**Supplied information**.
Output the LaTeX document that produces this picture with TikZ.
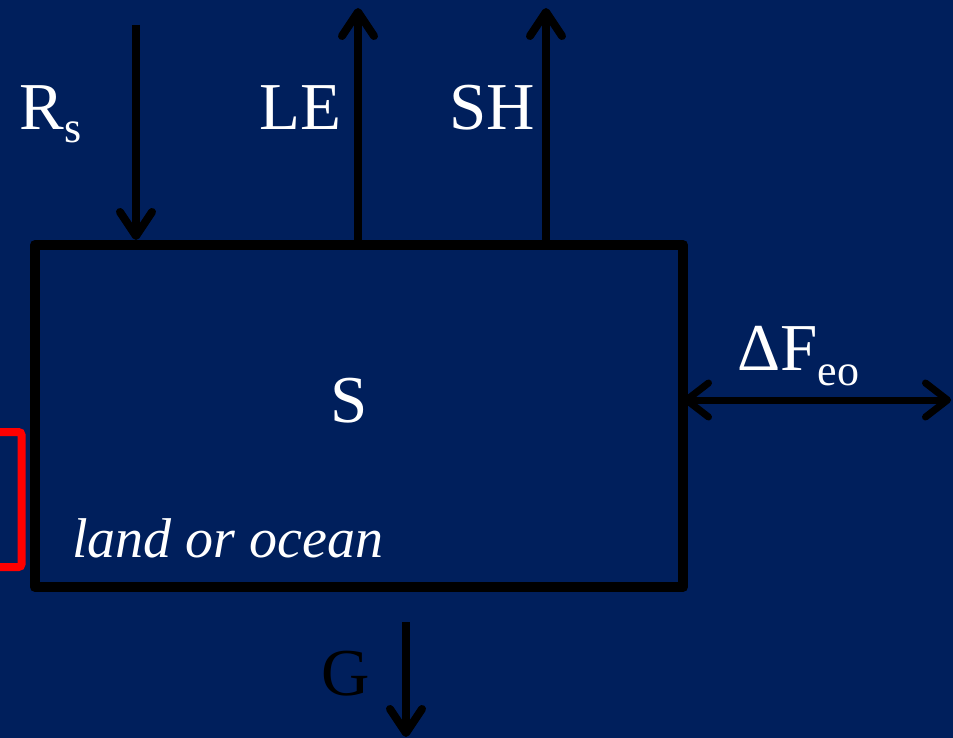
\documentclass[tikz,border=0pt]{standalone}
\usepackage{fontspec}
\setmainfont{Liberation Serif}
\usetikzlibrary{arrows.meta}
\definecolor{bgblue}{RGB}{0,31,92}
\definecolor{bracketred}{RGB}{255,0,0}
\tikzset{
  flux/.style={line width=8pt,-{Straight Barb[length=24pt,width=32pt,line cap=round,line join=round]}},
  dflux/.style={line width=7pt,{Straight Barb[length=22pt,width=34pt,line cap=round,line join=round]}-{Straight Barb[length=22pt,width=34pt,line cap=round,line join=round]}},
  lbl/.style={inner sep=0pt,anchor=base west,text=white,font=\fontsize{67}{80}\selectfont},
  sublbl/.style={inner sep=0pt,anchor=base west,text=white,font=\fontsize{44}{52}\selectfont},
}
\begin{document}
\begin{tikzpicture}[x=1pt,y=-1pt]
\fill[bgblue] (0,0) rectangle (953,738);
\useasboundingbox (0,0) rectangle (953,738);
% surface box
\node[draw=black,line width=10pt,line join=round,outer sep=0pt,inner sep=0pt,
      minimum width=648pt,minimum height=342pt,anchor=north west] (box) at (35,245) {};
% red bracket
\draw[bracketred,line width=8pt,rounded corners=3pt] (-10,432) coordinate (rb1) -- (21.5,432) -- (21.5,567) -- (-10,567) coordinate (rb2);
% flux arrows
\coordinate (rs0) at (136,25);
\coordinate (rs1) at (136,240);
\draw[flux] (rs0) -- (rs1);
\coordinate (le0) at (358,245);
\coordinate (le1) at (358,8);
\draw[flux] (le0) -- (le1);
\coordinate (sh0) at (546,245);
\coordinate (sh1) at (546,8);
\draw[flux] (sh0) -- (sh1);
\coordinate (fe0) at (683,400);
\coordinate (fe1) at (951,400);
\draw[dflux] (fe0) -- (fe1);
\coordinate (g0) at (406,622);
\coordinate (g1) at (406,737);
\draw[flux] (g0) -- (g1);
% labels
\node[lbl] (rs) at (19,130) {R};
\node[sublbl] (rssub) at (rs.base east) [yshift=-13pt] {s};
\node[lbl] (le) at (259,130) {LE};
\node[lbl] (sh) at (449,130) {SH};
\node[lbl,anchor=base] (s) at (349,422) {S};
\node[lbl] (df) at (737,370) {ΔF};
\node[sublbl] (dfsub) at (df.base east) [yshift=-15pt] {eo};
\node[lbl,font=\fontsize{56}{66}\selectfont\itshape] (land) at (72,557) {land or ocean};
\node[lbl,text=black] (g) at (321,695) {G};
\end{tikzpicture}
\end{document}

**Given request**. Restate the whole listing above exactly, please, omitting every image.

**The completed task**.
Output the LaTeX document that produces this picture with TikZ.
\documentclass[tikz,border=0pt]{standalone}
\usepackage{fontspec}
\setmainfont{Liberation Serif}
\usetikzlibrary{arrows.meta}
\definecolor{bgblue}{RGB}{0,31,92}
\definecolor{bracketred}{RGB}{255,0,0}
\tikzset{
  flux/.style={line width=8pt,-{Straight Barb[length=24pt,width=32pt,line cap=round,line join=round]}},
  dflux/.style={line width=7pt,{Straight Barb[length=22pt,width=34pt,line cap=round,line join=round]}-{Straight Barb[length=22pt,width=34pt,line cap=round,line join=round]}},
  lbl/.style={inner sep=0pt,anchor=base west,text=white,font=\fontsize{67}{80}\selectfont},
  sublbl/.style={inner sep=0pt,anchor=base west,text=white,font=\fontsize{44}{52}\selectfont},
}
\begin{document}
\begin{tikzpicture}[x=1pt,y=-1pt]
\fill[bgblue] (0,0) rectangle (953,738);
\useasboundingbox (0,0) rectangle (953,738);
% surface box
\node[draw=black,line width=10pt,line join=round,outer sep=0pt,inner sep=0pt,
      minimum width=648pt,minimum height=342pt,anchor=north west] (box) at (35,245) {};
% red bracket
\draw[bracketred,line width=8pt,rounded corners=3pt] (-10,432) coordinate (rb1) -- (21.5,432) -- (21.5,567) -- (-10,567) coordinate (rb2);
% flux arrows
\coordinate (rs0) at (136,25);
\coordinate (rs1) at (136,240);
\draw[flux] (rs0) -- (rs1);
\coordinate (le0) at (358,245);
\coordinate (le1) at (358,8);
\draw[flux] (le0) -- (le1);
\coordinate (sh0) at (546,245);
\coordinate (sh1) at (546,8);
\draw[flux] (sh0) -- (sh1);
\coordinate (fe0) at (683,400);
\coordinate (fe1) at (951,400);
\draw[dflux] (fe0) -- (fe1);
\coordinate (g0) at (406,622);
\coordinate (g1) at (406,737);
\draw[flux] (g0) -- (g1);
% labels
\node[lbl] (rs) at (19,130) {R};
\node[sublbl] (rssub) at (rs.base east) [yshift=-13pt] {s};
\node[lbl] (le) at (259,130) {LE};
\node[lbl] (sh) at (449,130) {SH};
\node[lbl,anchor=base] (s) at (349,422) {S};
\node[lbl] (df) at (737,370) {ΔF};
\node[sublbl] (dfsub) at (df.base east) [yshift=-15pt] {eo};
\node[lbl,font=\fontsize{56}{66}\selectfont\itshape] (land) at (72,557) {land or ocean};
\node[lbl,text=black] (g) at (321,695) {G};
\end{tikzpicture}
\end{document}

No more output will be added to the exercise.